A verdade é que por aqui não há domingos ou dias santos; há, sim, dias em que o mar se mostra disponível e o peixe se oferece em sacrifício, mas também outros em que parece que até o peixe foge… “Nesses dias nem vale a pena insistir.”
Por isso, noutro dia qualquer, a miragem seria a mesma de há cem anos: barcos em forma de quarto crescente e com a proa bem alta de bico pontiagudo a entrarem pelo mar adentro e a enfrentarem sem temor a violência do rebentamento das ondas atlânticas para colocarem as redes (xávegas) com que praticavam as artes. A mesma ou quase. Porque as juntas de bois que eram levadas para o areal para puxarem as redes carregadas de peixe miúdo, sobretudo carapau, foram substituídas por tractores. E em cada barco já não seguem dezenas de homens, mas apenas uma mão cheia deles.
A vida pode ser dura, como se constata pelas mãos de João Facão, de 77 anos. Mas a agilidade não foi perdida. Nem a vontade ou a memória, forças motrizes que levaram este pescador e artífice a juntar-se a Aperino Gil, 75 anos, e a João de Jesus, de 64, na missão de reproduzir em maquete a Palheiros de Mira dos anos 40. “Foi tudo feito de memória”, diz, de peito inchado de orgulho, Ti’João, como nos é apresentado. “Foram dias e noites aqui; parecíamos miúdos”, recorda a sorrir. “E não recebemos um tostão”, sublinha. A obra, que pode ser conhecida no Edifício da Lota, estende-se por uma sala e mostra os antigos palheiros em madeira assentes em estacas, tal e qual descrito por Raul Brandão em Os Pescadores (1923): “Mira, terra de pescadores, palheiros, de madeira estacada na ondulação da duna, que sobe como uma vaga até ao alto. De um lado uma poça, do outro, lá no fundo, o mar levantando a areia com o bater compassado e eterno.”
Poucos daqueles palheiros ainda se vêem. Apenas a restaurada capela ou o Museu Etnográfico Praia Mira. Os outros foram dando lugar aos edifícios de apartamentos, muitos a alugar nas férias. “Isto é que era bonito”, defende João Facão, enquanto os seus olhos se passeiam pela rua principal desta maquete, pavimentada ainda a areia. “Bonito… casas sem condições nenhumas!”, contrapõe José Vieira, ao mesmo tempo que defende um progresso que, certifica, melhorou muito a vida dos pescadores.

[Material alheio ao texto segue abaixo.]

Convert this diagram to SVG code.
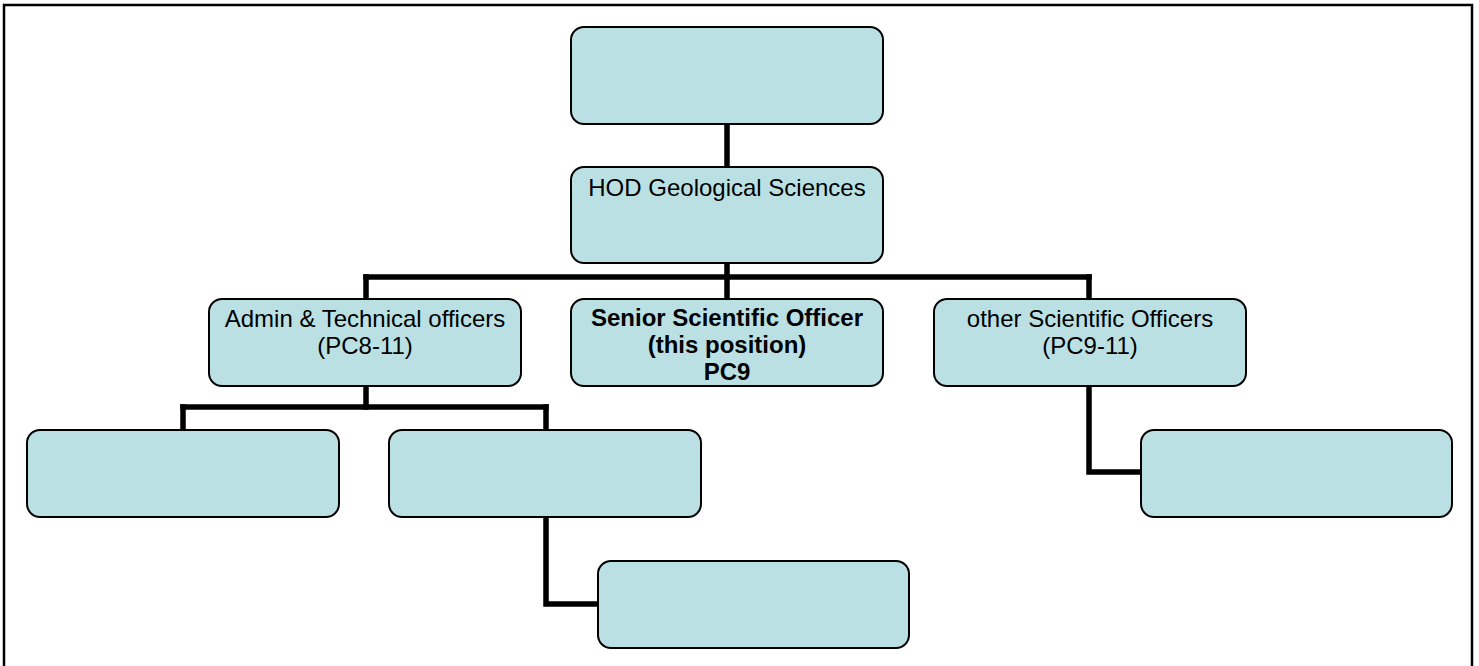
<svg xmlns="http://www.w3.org/2000/svg" width="1479" height="666" viewBox="0 0 1479 666">
<style>
.node{fill:#bbe0e3;stroke:#000;stroke-width:2}
.conn{fill:none;stroke:#000;stroke-width:5.5;stroke-linecap:square}
.t{font-family:"Liberation Sans",Arial,sans-serif;font-size:24px;fill:#000;text-anchor:middle}
.b{font-weight:bold}
</style>
<rect x="0" y="0" width="1479" height="666" fill="#fff"/>
<rect x="4" y="5" width="1468" height="700" fill="none" stroke="#000" stroke-width="2.5"/>
<g id="connectors">
<path class="conn" d="M727,124 V167"/>
<path class="conn" d="M727,262 V299"/>
<path class="conn" d="M366,277 H1089"/>
<path class="conn" d="M366,277 V299"/>
<path class="conn" d="M1089,277 V299"/>
<path class="conn" d="M366,386 V407"/>
<path class="conn" d="M183,407 H546"/>
<path class="conn" d="M183,407 V430"/>
<path class="conn" d="M546,407 V430"/>
<path class="conn" d="M1089,386 V472 H1141"/>
<path class="conn" d="M546,517 V604 H598"/>
</g>
<g id="top"><rect class="node" x="571" y="27" width="312" height="97" rx="13"/></g>
<g id="hod"><rect class="node" x="571" y="167" width="312" height="96" rx="13"/>
<text class="t" x="727" y="196">HOD Geological Sciences</text></g>
<g id="admin"><rect class="node" x="209" y="299" width="312" height="87" rx="13"/>
<text class="t" x="365" y="327">Admin &amp; Technical officers</text>
<text class="t" x="365" y="354">(PC8-11)</text></g>
<g id="senior"><rect class="node" x="571" y="299" width="312" height="87" rx="13"/>
<text class="t b" x="727" y="326">Senior Scientific Officer</text>
<text class="t b" x="727" y="353">(this position)</text>
<text class="t b" x="727" y="380">PC9</text></g>
<g id="other"><rect class="node" x="934" y="299" width="312" height="87" rx="13"/>
<text class="t" x="1090" y="327">other Scientific Officers</text>
<text class="t" x="1090" y="354">(PC9-11)</text></g>
<g id="sub1"><rect class="node" x="27" y="430" width="312" height="87" rx="13"/></g>
<g id="sub2"><rect class="node" x="389" y="430" width="312" height="87" rx="13"/></g>
<g id="sub3"><rect class="node" x="1141" y="430" width="311" height="87" rx="13"/></g>
<g id="sub4"><rect class="node" x="598" y="561" width="311" height="87" rx="13"/></g>
</svg>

Com ou sem desenvolvimento, há uma coisa que se mantém como há um século nesta “pesca cega”: o peixe que, muitas vezes, “ainda chega à lota aos saltos”. “Aqui o peixe não é fresco; é fresquíssimo”, sublinha José. “Continua a ser um espectáculo quando a rede chega ao areal e todos se juntam em torno da escolha do peixe.” Uma selecção que, nos dias que correm, depende em muito do tamanho: todo o pescado com menos de 12cm (“quase é preciso andar de fita métrica”) é devolvido ao mar: “Comida para as gaivotas”, reclama Vieira. “Tudo para proteger as espécies. Como se o carapau, que pescamos da mesma maneira há séculos, fosse agora desaparecer…”
Viagem à Gândara
Enquanto pela praia se pode observar in loco como a arte xávega é praticada no século XXI, no Museu do Território da Gândara, no centro de Mira, é possível, desde há um ano, uma verdadeira viagem ao passado. Aqui, fica-se a conhecer todas as memórias associadas ao mar. Através de documentos e objectos, mas também com a ajuda de um documentário cedido pela RTP – Onde os Bois Lavram o Mar, realizado por Adriano Nazareth em 1959. Ou numa sala interactiva, na qual os dedos vão, por um gigante ecrã táctil, invocando as artes da pesca, mas também os sons da faina ou os trilhos por onde nos podemos passear. Sobretudo se se tiver uma bicicleta. É que em Mira todos têm “uma bicicleta; é aproveitar que é tudo a direitinho”, confidencia Brigitte Capeloa, enquanto nos guia pelo novel museu que se propõe a contar a história da Gândara — até à Pré-História.